Assim, alguns dos pressupostos sociais que engendraram e legitimaram o golpe e a ditadura, permaneceram vivos e atuantes, inclusive institucionalmente.

A violência policial e as práticas recorrentes de tortura em prisões e delegacias superlotadas são, certamente, exemplos gritantes dessa sobrevivência aterradora. Mas o fato de que os governos democráticos, inclusive os de esquerda, tenham reincidido na recusa em revogar a Lei de Anistia, ignorando inclusive pedido formal do alto comissariado de Direitos Humanos das Nações Unidas, corrobora a indiferença covarde do Estado brasileiro e sua conivência com o horror.
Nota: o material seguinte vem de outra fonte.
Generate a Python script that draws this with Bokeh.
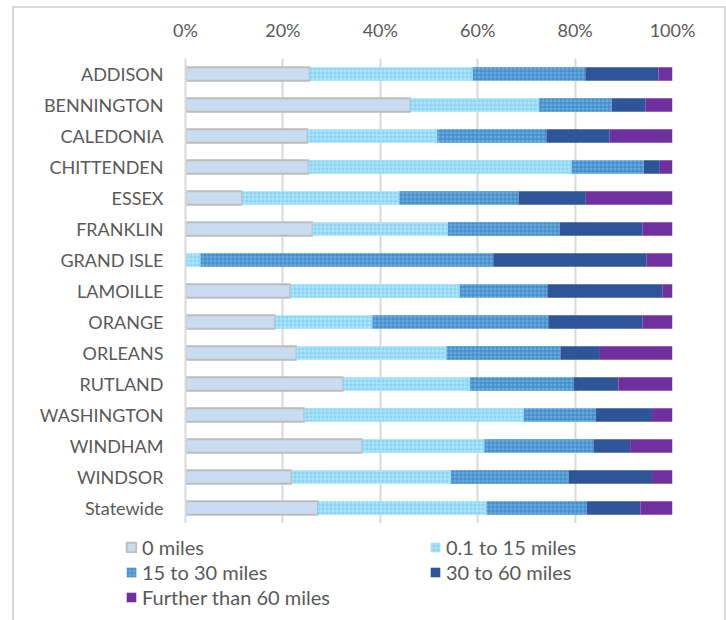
from bokeh.plotting import figure
from bokeh.models import (FactorRange, Range1d, Legend, LegendItem, PrintfTickFormatter,
                          FixedTicker, ColumnDataSource)
from bokeh.embed import file_html
from bokeh.resources import INLINE

counties = ["ADDISON", "BENNINGTON", "CALEDONIA", "CHITTENDEN", "ESSEX", "FRANKLIN",
            "GRAND ISLE", "LAMOILLE", "ORANGE", "ORLEANS", "RUTLAND", "WASHINGTON",
            "WINDHAM", "WINDSOR", "Statewide"]
series = ["0 miles", "0.1 to 15 miles", "15 to 30 miles", "30 to 60 miles", "Further than 60 miles"]

miles_0 = [25.5, 46.2, 25.1, 25.3, 11.6, 26.1, 0.0, 21.5, 18.4, 22.8, 32.4, 24.4, 36.3, 21.8, 27.2]
miles_0_15 = [33.5, 26.4, 26.6, 54.0, 32.3, 27.8, 3.1, 34.8, 20.0, 30.8, 26.0, 45.1, 25.1, 32.7, 34.6]
miles_15_30 = [23.1, 14.9, 22.4, 14.8, 24.5, 22.9, 60.1, 18.0, 36.1, 23.4, 21.3, 14.7, 22.4, 24.2, 20.6]
miles_30_60 = [15.0, 7.0, 13.0, 3.3, 13.8, 17.0, 31.5, 23.6, 19.3, 8.1, 9.2, 11.6, 7.5, 17.1, 11.0]
miles_60_plus = [2.9, 5.5, 12.9, 2.6, 17.8, 6.2, 5.3, 2.1, 6.2, 14.9, 11.1, 4.2, 8.7, 4.2, 6.6]

x_ticks = [0, 20, 40, 60, 80, 100]

keys = ["m0", "m15", "m30", "m60", "m60p"]
data = {"county": counties, "m0": miles_0, "m15": miles_0_15, "m30": miles_15_30,
        "m60": miles_30_60, "m60p": miles_60_plus}

FONT = "Lato"
TXT = "#595959"
BORDER = "2px solid #d9d9d9"

fills = ["#c9ddf2", "#88d6f7", "#66aadd", "#2e5597", "#7030a0"]
hatches = [None, "cross", "cross", None, None]
hatch_colors = ["white", "#ffffff", "#1f6fb8", "white", "white"]
hatch_alphas = [0, 0.35, 0.55, 0, 0]
line_colors = ["#bdbdbd", None, None, None, None]


def style(i):
    return dict(fill_color=fills[i], line_color=line_colors[i],
                line_width=2 if line_colors[i] else 0,
                hatch_pattern=hatches[i], hatch_color=hatch_colors[i],
                hatch_alpha=hatch_alphas[i], hatch_scale=4, hatch_weight=1)


p = figure(width=714, height=517, output_backend="svg", toolbar_location=None,
           y_range=FactorRange(*list(reversed(counties)), range_padding=0),
           x_range=Range1d(0, 100), x_axis_location="above",
           min_border_left=171, min_border_right=56, min_border_top=50, min_border_bottom=2)
p.styles = {"border-left": BORDER, "border-top": BORDER, "border-right": BORDER,
            "margin-left": "12px", "margin-top": "6px"}
p.outline_line_color = None

sources = []
left = [0.0] * len(counties)
for i, k in enumerate(keys):
    vals = data[k]
    right = [a + b for a, b in zip(left, vals)]
    src = ColumnDataSource({"county": counties, "left": list(left), "right": right})
    sources.append(src)
    p.hbar(y="county", left="left", right="right", height=0.43, source=src, **style(i))
    left = right

p.xaxis.ticker = FixedTicker(ticks=x_ticks)
p.xaxis.formatter = PrintfTickFormatter(format="%d%%")
p.xaxis.major_tick_line_color = None
p.xaxis.minor_tick_line_color = None
p.xaxis.axis_line_color = None
p.xaxis.major_label_text_font = FONT
p.xaxis.major_label_text_font_size = "18px"
p.xaxis.major_label_text_color = TXT
p.xaxis.major_label_standoff = 12

p.yaxis.major_tick_line_color = None
p.yaxis.minor_tick_line_color = None
p.yaxis.axis_line_color = "#d9d9d9"
p.yaxis.axis_line_width = 2
p.yaxis.major_label_text_font = FONT
p.yaxis.major_label_text_font_size = "18px"
p.yaxis.major_label_text_color = TXT
p.yaxis.major_label_standoff = 16

p.ygrid.grid_line_color = None
p.xgrid.grid_line_color = "#d9d9d9"
p.xgrid.grid_line_width = 2

# legend panel: same sources, but its ranges show none of the bars
q = figure(width=714, height=97, output_backend="svg", toolbar_location=None,
           x_range=Range1d(0, 100), y_range=FactorRange("legend"),
           x_axis_location=None, y_axis_location=None, min_border=0)
q.styles = {"border-left": BORDER, "border-right": BORDER, "margin-left": "12px"}
q.outline_line_color = None
q.grid.grid_line_color = None
leg_renderers = [q.hbar(y="county", left="left", right="right", height=0.43, source=sources[i], **style(i))
                 for i in range(len(series))]

items = [LegendItem(label=s, renderers=[r]) for s, r in zip(series, leg_renderers)]
legend = Legend(items=items, orientation="horizontal", ncols=2,
                location=(111, 11), padding=0, margin=0, spacing=1,
                glyph_width=12, glyph_height=12, label_height=20, label_width=286,
                label_standoff=5, label_text_font=FONT, label_text_font_size="20px",
                label_text_color=TXT, border_line_color=None, background_fill_alpha=0)
q.add_layout(legend, "center")

open("out.html", "w").write(file_html([p, q], INLINE))
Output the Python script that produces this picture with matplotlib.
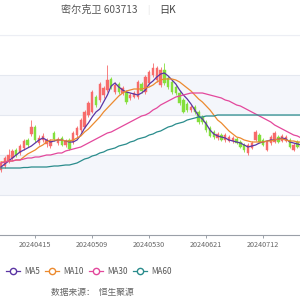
import matplotlib
matplotlib.use("Agg")
import matplotlib.pyplot as plt
from matplotlib.lines import Line2D
from matplotlib.patches import Rectangle

plt.rcParams['font.family'] = ['Noto Sans CJK SC', 'DejaVu Sans']

# ── trading days shown (plus a few after the data, for the last tick) ──
TRADE_DAYS = {
    "202403": [29],
    "202404": [1, 2, 3, 8, 9, 10, 11, 12, 15, 16, 17, 18, 19, 22, 23, 24, 25, 26, 29, 30],
    "202405": [6, 7, 8, 9, 10, 13, 14, 15, 16, 17, 20, 21, 22, 23, 24, 27, 28, 29, 30, 31],
    "202406": [3, 4, 5, 6, 7, 11, 12, 13, 14, 17, 18, 19, 20, 21, 24, 25, 26, 27, 28],
    "202407": [1, 2, 3, 4, 5, 8, 9, 10, 11, 12, 15, 16, 17, 18, 19, 22, 23, 24, 25, 26, 29, 30, 31],
    "202408": [1, 2],
}
dates = [f"{ym}{d:02d}" for ym, days in TRADE_DAYS.items() for d in days]
TICK_DATES = ["20240415", "20240509", "20240530", "20240621", "20240712", "20240802"]

# ── daily K (open, close, high, low) ──
OPEN = [46.0, 46.8, 47.6, 48.4, 50.0, 49.4, 50.4, 52.0, 53.2, 54.6,
        51.4, 52.0, 51.2, 50.8, 53.4, 51.4, 52.4, 51.0, 52.0, 51.6,
        53.0, 54.0, 54.6, 57.0, 57.6, 60.6, 60.0, 61.0, 62.0, 64.2,
        61.6, 63.2, 61.4, 61.6, 60.4, 60.6, 60.6, 63.2, 61.6, 63.4,
        65.0, 64.0, 63.0, 66.0, 64.4, 63.6, 62.6, 61.4, 60.0, 59.2,
        58.0, 58.6, 57.6, 56.6, 55.6, 54.4, 53.6, 52.4, 53.0, 52.0,
        51.8, 51.8, 52.2, 51.6, 51.0, 49.4, 50.4, 52.0, 53.0, 52.0,
        50.0, 51.4, 51.6, 52.6, 51.8, 51.8, 52.0, 50.0, 51.6, 50.4]
CLOSE = [47.4, 48.4, 49.0, 49.8, 49.0, 50.8, 51.8, 51.0, 54.6, 52.0,
         52.4, 52.8, 52.0, 51.8, 52.2, 52.2, 51.0, 51.8, 50.2, 53.4,
         54.4, 56.0, 57.6, 59.4, 61.6, 59.0, 63.2, 62.4, 64.0, 62.6,
         63.0, 61.6, 62.4, 59.6, 61.0, 61.4, 63.6, 61.8, 64.6, 65.6,
         66.4, 66.4, 66.0, 63.4, 62.6, 61.6, 61.4, 59.4, 57.6, 58.0,
         58.6, 57.6, 55.6, 55.6, 54.0, 52.8, 52.6, 53.2, 52.0, 53.0,
         52.6, 52.4, 51.4, 50.6, 50.0, 51.0, 51.4, 53.6, 51.6, 51.0,
         51.6, 52.6, 53.4, 51.6, 52.8, 52.6, 50.6, 51.0, 50.6, 51.2]
HIGH = [47.8, 48.8, 50.2, 50.2, 50.4, 51.2, 52.2, 52.4, 56.0, 55.0,
        53.0, 53.4, 52.4, 52.2, 53.8, 52.6, 52.8, 52.2, 52.4, 53.8,
        54.8, 56.4, 58.0, 59.8, 62.0, 61.0, 63.6, 62.8, 67.0, 64.6,
        63.6, 63.6, 62.8, 62.0, 61.4, 61.8, 64.0, 63.6, 65.0, 66.0,
        67.4, 66.8, 66.6, 67.4, 64.8, 64.0, 63.0, 61.8, 60.4, 59.6,
        59.0, 59.0, 58.0, 57.0, 56.0, 54.8, 54.0, 53.6, 53.4, 53.4,
        53.0, 52.8, 52.6, 52.0, 51.4, 51.4, 51.8, 54.0, 53.4, 52.4,
        52.0, 53.0, 53.8, 53.0, 53.2, 53.0, 52.4, 51.4, 52.0, 51.6]
LOW = [45.6, 46.4, 47.4, 48.0, 48.6, 49.0, 50.0, 50.6, 52.8, 51.6,
       51.0, 51.6, 50.6, 50.4, 51.8, 51.0, 50.8, 50.6, 50.0, 51.2,
       52.6, 53.6, 54.4, 56.6, 57.4, 58.6, 59.6, 60.4, 61.6, 62.2,
       61.2, 61.2, 61.0, 59.2, 60.0, 60.4, 60.2, 61.4, 61.2, 63.0,
       64.6, 63.6, 62.6, 63.0, 62.2, 61.2, 61.0, 59.0, 57.4, 57.6,
       57.6, 57.2, 55.2, 55.2, 53.6, 52.6, 52.2, 52.0, 51.8, 51.6,
       51.6, 51.4, 51.2, 50.4, 49.6, 49.0, 50.2, 51.8, 51.4, 50.8,
       49.8, 51.0, 51.4, 51.4, 51.6, 51.6, 50.4, 49.8, 50.4, 50.2]

# ── moving averages ──
MA5 = [46.6, 47.2, 47.8, 48.4, 49.0, 49.6, 50.0, 50.4, 50.8, 51.4,
       52.0, 52.4, 52.0, 51.6, 51.8, 52.0, 52.0, 51.8, 51.6, 51.6,
       52.0, 53.0, 54.4, 55.4, 56.6, 57.6, 58.2, 59.6, 61.0, 62.8,
       63.4, 62.6, 62.0, 61.6, 61.4, 61.2, 61.0, 61.4, 62.0, 63.2,
       63.8, 64.6, 65.2, 65.4, 64.8, 64.0, 63.2, 62.0, 61.0, 60.2,
       59.2, 58.0, 56.8, 56.2, 55.2, 54.0, 53.2, 52.8, 52.6, 52.4,
       52.0, 51.8, 51.6, 51.4, 51.0, 50.6, 50.8, 51.0, 51.4, 51.6,
       51.8, 52.0, 52.0, 52.2, 52.4, 52.2, 51.6, 51.4, 51.2, 51.0]
MA10 = [47.6, 47.6, 47.8, 47.8, 48.0, 48.0, 48.6, 49.2, 49.6, 50.0,
        50.6, 51.0, 51.6, 52.0, 52.0, 52.0, 52.0, 51.8, 51.8, 52.0,
        52.4, 52.8, 53.6, 54.2, 55.0, 55.8, 56.6, 57.6, 58.4, 59.2,
        60.0, 60.8, 61.4, 61.8, 62.0, 62.2, 62.2, 62.2, 62.4, 62.6,
        63.0, 63.6, 64.0, 64.2, 64.2, 64.2, 64.0, 63.6, 63.0, 62.4,
        61.8, 61.0, 60.2, 59.6, 58.8, 58.0, 57.0, 56.0, 55.4, 54.6,
        53.8, 53.2, 52.6, 52.4, 52.0, 51.8, 51.6, 51.6, 51.6, 51.6,
        51.8, 51.8, 52.0, 52.2, 52.2, 52.0, 51.8, 51.8, 51.6, 51.6]
MA30 = [47.4, 47.6, 47.8, 47.8, 48.0, 48.0, 48.2, 48.4, 48.4, 48.6,
        48.6, 48.8, 49.0, 49.0, 49.2, 49.4, 49.4, 49.8, 50.0, 50.2,
        50.4, 50.6, 51.0, 51.4, 51.8, 52.2, 52.6, 53.0, 53.4, 53.6,
        54.0, 54.4, 54.8, 55.2, 55.6, 56.0, 56.4, 56.8, 57.0, 57.4,
        58.0, 58.4, 59.0, 59.4, 59.8, 60.2, 60.6, 60.8, 61.0, 61.2,
        61.4, 61.4, 61.4, 61.4, 61.2, 61.0, 60.8, 60.6, 60.4, 60.0,
        59.8, 59.4, 59.0, 58.8, 58.4, 58.0, 57.6, 57.2, 56.8, 56.4,
        56.0, 55.6, 55.0, 54.6, 54.2, 53.8, 53.4, 53.0, 52.8, 52.4]
MA60 = [46.4, 46.4, 46.4, 46.4, 46.4, 46.4, 46.5, 46.5, 46.6, 46.6,
        46.6, 46.6, 46.6, 46.7, 46.8, 46.8, 46.9, 47.0, 47.0, 47.2,
        47.4, 47.8, 48.2, 48.4, 48.8, 49.0, 49.4, 49.6, 50.0, 50.2,
        50.4, 50.8, 51.0, 51.2, 51.6, 51.8, 52.2, 52.4, 52.6, 53.0,
        53.2, 53.6, 53.8, 54.2, 54.6, 54.8, 55.2, 55.4, 55.6, 56.0,
        56.2, 56.4, 56.6, 56.6, 56.8, 56.8, 56.8, 57.0, 57.0, 57.0,
        57.0, 57.0, 57.0, 57.0, 57.0, 57.0, 57.0, 57.0, 57.0, 57.0,
        57.0, 57.0, 57.0, 57.0, 57.0, 57.0, 57.0, 57.0, 57.0, 57.0]

MA_NAMES  = ["MA5", "MA10", "MA30", "MA60"]
MA_COLORS = ["#5b35a3", "#ec8a2f", "#e3489c", "#2a8c8c"]

UP, DOWN = "#f76b6b", "#84df3c"
GRID_Y = [33, 41, 49, 57, 65, 73]

# ─────────────────────────────────────────────
fig = plt.figure(figsize=(3, 3), dpi=100)
ax = fig.add_axes([0.0, 1 - 235 / 300, 1.0, 200 / 300])

n = len(OPEN)
ax.set_xlim(-0.26, 78.68)
ax.set_ylim(GRID_Y[0], GRID_Y[-1])

# alternating split areas
for k in range(len(GRID_Y) - 1):
    if k % 2 == 1:
        ax.axhspan(GRID_Y[k], GRID_Y[k + 1], color="#f4f6fb", lw=0, zorder=0)
for g in GRID_Y[1:]:
    ax.axhline(g, color="#e4e8f0", lw=0.8, zorder=0.5)

# candles
w = 0.62
for i in range(n):
    o, c, h, l = OPEN[i], CLOSE[i], HIGH[i], LOW[i]
    col = UP if c >= o else DOWN
    ax.vlines(i, l, h, color=col, lw=0.6, zorder=2)
    ax.add_patch(Rectangle((i - w / 2, min(o, c)), w, max(abs(c - o), 0.15),
                           facecolor=col, edgecolor=col, lw=0.3, zorder=2))

for vals, col in zip([MA5, MA10, MA30, MA60], MA_COLORS):
    ax.plot(range(n), vals, color=col, lw=0.9, zorder=3)

# x axis
for s in ["top", "right", "left"]:
    ax.spines[s].set_visible(False)
ax.spines["bottom"].set_color("#9aa0a8")
ax.spines["bottom"].set_linewidth(0.8)
ax.set_yticks([])
tick_pos = [dates.index(d) for d in TICK_DATES]
ax.set_xticks(tick_pos[:-1])
ax.set_xticklabels(TICK_DATES[:-1], fontsize=5.2, color="#666666")
ax.tick_params(axis="x", length=2.5, width=0.7, color="#9aa0a8", pad=2)
# last tick falls just off the right edge
ax.text(tick_pos[-1], -0.035, TICK_DATES[-1], transform=ax.get_xaxis_transform(),
        ha="center", va="top", fontsize=5.2, color="#666666", clip_on=False)

# title
fig.text(61 / 300, 1 - 10 / 300, "密尔克卫 603713", fontsize=7.3, color="#555555",
         va="center", ha="left")
fig.text(148 / 300, 1 - 10 / 300, "|", fontsize=6, color="#dddddd", va="center", ha="center")
fig.text(159 / 300, 1 - 10 / 300, "日K", fontsize=7.3, color="#444444", va="center", ha="left")
fig.add_artist(Line2D([0, 1], [1 - 35 / 300, 1 - 35 / 300], color="#eceef4", lw=0.8))

# legend
handles = [Line2D([], [], color=c, lw=0.9, marker="o", markersize=4.5,
                  markerfacecolor="white", markeredgewidth=1.0) for c in MA_COLORS]
fig.legend(handles, MA_NAMES, loc="center left", bbox_to_anchor=(6 / 300, 1 - 271 / 300),
           ncol=4, frameon=False, fontsize=5.8, handlelength=1.75, handletextpad=0.5,
           columnspacing=0.65, borderpad=0, borderaxespad=0, labelcolor="#555555")

fig.text(51 / 300, 1 - 293 / 300, "数据来源：  恒生聚源", fontsize=6.3, color="#666666",
         va="center", ha="left")

fig.savefig("out.png", dpi=100)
O resultado prático é que nossa relação com o presente, os modos e maneiras como organizamos e atribuímos sentidos ao nosso tempo – e também, em certa medida, imaginamos nosso futuro –, é condicionada pelo que chamo de “políticas do esquecimento”. Insensíveis à barbárie do passado, somos e seremos tolerantes com as formas de violência atuais e futuras.

Nossos horizontes de expectativas são estreitos porque a experiência que construímos a partir de nosso pretérito, naturalizou o terror que recebemos como herança.

A eleição de Bolsonaro em 2018, e o risco de uma eventual reeleição nesse ano de 2022, é também resultado dessa outra memória, algo subterrânea, presente nos quarteis, mas também fora deles, que atuam ativamente desde a redemocratização no sentido de banalizar o mal que a ditadura produziu. Um empreendimento moral e político dedicado a reafirmar a importância do golpe – da “revolução”, dizem eles – e reafirmar suas conquistas.

A principal contribuição de Bolsonaro e do bolsonarismo a esse processo foi abrir a tampa do esgoto.